Elle ajoute également que les journalistes climatiques devraient examiner de près les solutions et ne pas éviter de rapporter les dommage causés par les changements climatiques. « Vous voulez donner aux gens un mélange. Vous voulez être réaliste sur ce qui se passe. Vous voulez demander aux politiciens des comptes sur ce qui se passe. Mais vous voulez aussi montrer aux gens qu'il se passe beaucoup de choses et que ce n'est pas que des mauvaises nouvelles », dit-elle.
Tanner souligne qu'aucune solution n'est parfaite et met en garde les journalistes contre le l’écoblanchiment et les fausses solutions.
Heureusement pour lui, Saxifrage nous dit que son expérience en science des données lui procure les compétences requises pour trier parmi les informations erronées. « Je reçois un flot énorme de communiqués de presse sur le climat.
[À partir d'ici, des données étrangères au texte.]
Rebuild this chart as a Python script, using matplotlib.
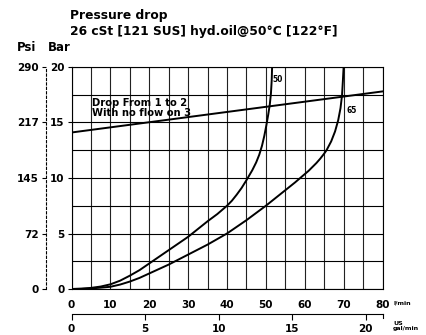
import matplotlib
matplotlib.use('Agg')
import matplotlib.pyplot as plt

plt.rcParams['font.family'] = ['DejaVu Sans']
plt.rcParams['font.weight'] = 'bold'

# valores (l/min x bar)
vazao_50 = [0, 2.5, 5, 7.5, 10, 12.5, 15, 17.5, 20, 25, 30, 35, 37.5, 40, 41.25, 42.5, 43.75,
            45, 46.5, 47.5, 48.3, 49, 49.6, 50.1, 50.6, 51, 51.3, 51.5, 51.6]
queda_50 = [0, 0.02, 0.1, 0.22, 0.42, 0.75, 1.2, 1.7, 2.3, 3.5, 4.7, 6.1, 6.75, 7.5, 7.95, 8.5, 9.1,
            9.8, 10.7, 11.4, 12.1, 12.9, 13.8, 14.7, 15.7, 16.6, 17.6, 18.8, 20]

vazao_65 = [0, 5, 7.5, 10, 12.5, 15, 17.5, 20, 25, 30, 35, 40, 45, 50, 52.5, 55, 57.5, 60, 61,
            62, 63, 64, 65, 65.6, 66.8, 67.8, 68.6, 69.2, 69.6, 69.8, 70]
queda_65 = [0, 0.05, 0.12, 0.2, 0.4, 0.67, 1.0, 1.4, 2.2, 3.1, 4.0, 5.0, 6.2, 7.5, 8.2, 8.9, 9.6,
            10.35, 10.65, 11.0, 11.35, 11.75, 12.2, 12.5, 13.3, 14.2, 15.2, 16.3, 17.5, 18.7, 20]

vazao_reta = [0, 80]
queda_reta = [14.1, 17.8]

bar_ticks = [0, 5, 10, 15, 20]
psi_labels = ['0', '72', '145', '217', '290']
lmin_ticks = [0, 10, 20, 30, 40, 50, 60, 70, 80]
gal_ticks = [0, 5, 10, 15, 20]

L_POR_GAL = 3.785
PSI_POR_BAR = 14.5

W, H = 426, 335
fig = plt.figure(figsize=(W / 100, H / 100), dpi=100)
ax = fig.add_axes([71.5 / W, (H - 289) / H, 311 / W, 222 / H])

ax.set_xlim(0, 80)
ax.set_ylim(0, 20)
for xv in range(0, 81, 5):
    ax.axvline(xv, color='#222222', lw=0.8, zorder=1)
for yv in [2.5 * i for i in range(9)]:
    ax.axhline(yv, color='black', lw=0.8, zorder=1)
for s in ax.spines.values():
    s.set_linewidth(0.8)

ax.plot(vazao_50, queda_50, color='black', lw=1.4, zorder=3)
ax.plot(vazao_65, queda_65, color='black', lw=1.4, zorder=3)
ax.plot(vazao_reta, queda_reta, color='black', lw=1.4, zorder=3)

ax.text(51.7, 18.9, '50', fontsize=5.5, fontweight='bold', va='center')
ax.text(70.8, 16.1, '65', fontsize=5.5, fontweight='bold', va='center')
ax.text(5.2, 15.45, 'Drop From 1 to 2\nWith no flow on 3', fontsize=7.2,
        fontweight='bold', va='bottom', linespacing=0.95)

ax.set_yticks(bar_ticks)
ax.set_yticklabels([str(v) for v in bar_ticks], fontsize=7.5, fontweight='bold')
ax.tick_params(axis='y', length=3, width=0.8, pad=2)
ax.set_xticks(lmin_ticks)
ax.set_xticklabels([str(v) for v in lmin_ticks], fontsize=7.5, fontweight='bold')
ax.tick_params(axis='x', length=0, pad=8)

# eixo em psi (tracejado à esquerda)
psi_ax = ax.secondary_yaxis(-26 / 311, functions=(lambda b: b * PSI_POR_BAR,
                                                  lambda p: p / PSI_POR_BAR))
psi_ax.set_yticks([v * PSI_POR_BAR for v in bar_ticks])
psi_ax.set_yticklabels(psi_labels, fontsize=7.5, fontweight='bold')
psi_ax.spines['left'].set_linestyle((0, (2, 2)))
psi_ax.spines['left'].set_linewidth(0.8)
psi_ax.tick_params(length=3, width=0.8, pad=2)

# eixo em galões americanos
gal_ax = ax.secondary_xaxis(-25 / 222, functions=(lambda l: l / L_POR_GAL,
                                                  lambda g: g * L_POR_GAL))
gal_ax.set_xticks(gal_ticks)
gal_ax.set_xticklabels([str(v) for v in gal_ticks], fontsize=7.5, fontweight='bold')
gal_ax.spines['bottom'].set_linewidth(0.8)
gal_ax.tick_params(length=4, width=0.8, pad=3)
fig.add_artist(plt.Line2D([382.5 / W, 382.5 / W], [(H - 314) / H, (H - 318) / H],
                          color='black', lw=0.8))

fig.text(393 / W, 1 - 303 / H, 'l/min', fontsize=4.5, fontweight='bold', va='center')
fig.text(393 / W, 1 - 326 / H, 'US\ngal/min', fontsize=4.5, fontweight='bold',
         va='center', linespacing=0.8)

fig.text(70 / W, 1 - 15.3 / H, 'Pressure drop', fontsize=8.8, fontweight='bold', va='center')
fig.text(70 / W, 1 - 32 / H, '26 cSt [121 SUS] hyd.oil@50°C [122°F]', fontsize=8.8,
         fontweight='bold', va='center')
fig.text(26.5 / W, 1 - 47.5 / H, 'Psi', fontsize=8.5, fontweight='bold', va='center', ha='center')
fig.text(59 / W, 1 - 47.5 / H, 'Bar', fontsize=8.5, fontweight='bold', va='center', ha='center')

fig.savefig('out.png', dpi=100)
Presque tous sont du hype, du greenwashing ou trompeurs ».
Saxifrage met environ un mois pour écrire un article. Il ajoute qu'il passe beaucoup de temps à faire des recherches, à organiser les données dans des feuilles de calcul et à attendre que les gouvernements et les industries rendent les informations accessibles au public.
Bien que ce processus soit lent, il en souligne la valeur. « Je me fie aux données pour me dire ce qui se passe réellement. Et mes lecteurs ont besoin des données pour qu'ils puissent décider par eux-mêmes. Je ne veux pas être un ‘expert avec des opinions’. Je veux donner aux lecteurs les meilleures données que je puisse trouver et citer clairement mes sources pour qu'ils puissent les évaluer », explique-t-il.
Le défi du financement
Outre la désinformation, Tanner dit que le plus grand défi pour un journalisme climatique réussi est le manque de financement. « Si vous êtes une publication qui remet en question le statu quo commercial, ce que fait souvent des reportages sur le climat, vous n'allez certainement pas voir de grosses corporations jeter des sommes énormes d'argent pour que vous puissiez poursuivre votre travail journalistique ».
Le genre de reportage que fait le CNO a beau ne pas attirer beaucoup de revenus publicitaires, il attire certainement l’audience et une reconnaissance internationale. Barry Saxifrage dit qu'il est difficile de savoir quelles histoires ont le plus d'impact. Récemment, un article cité par le New York Times a suscité beaucoup d'engagement en ligne, par exemple. Mais ce n'est pas pour cela qu'il écrit en premier lieu. « Aider la société à comprendre la menace climatique et les options disponibles pour agir est ce qui me tient le plus à cœur. Et il n'y a tout simplement pas de bons indicateurs que je connaisse pour mesurer cela ».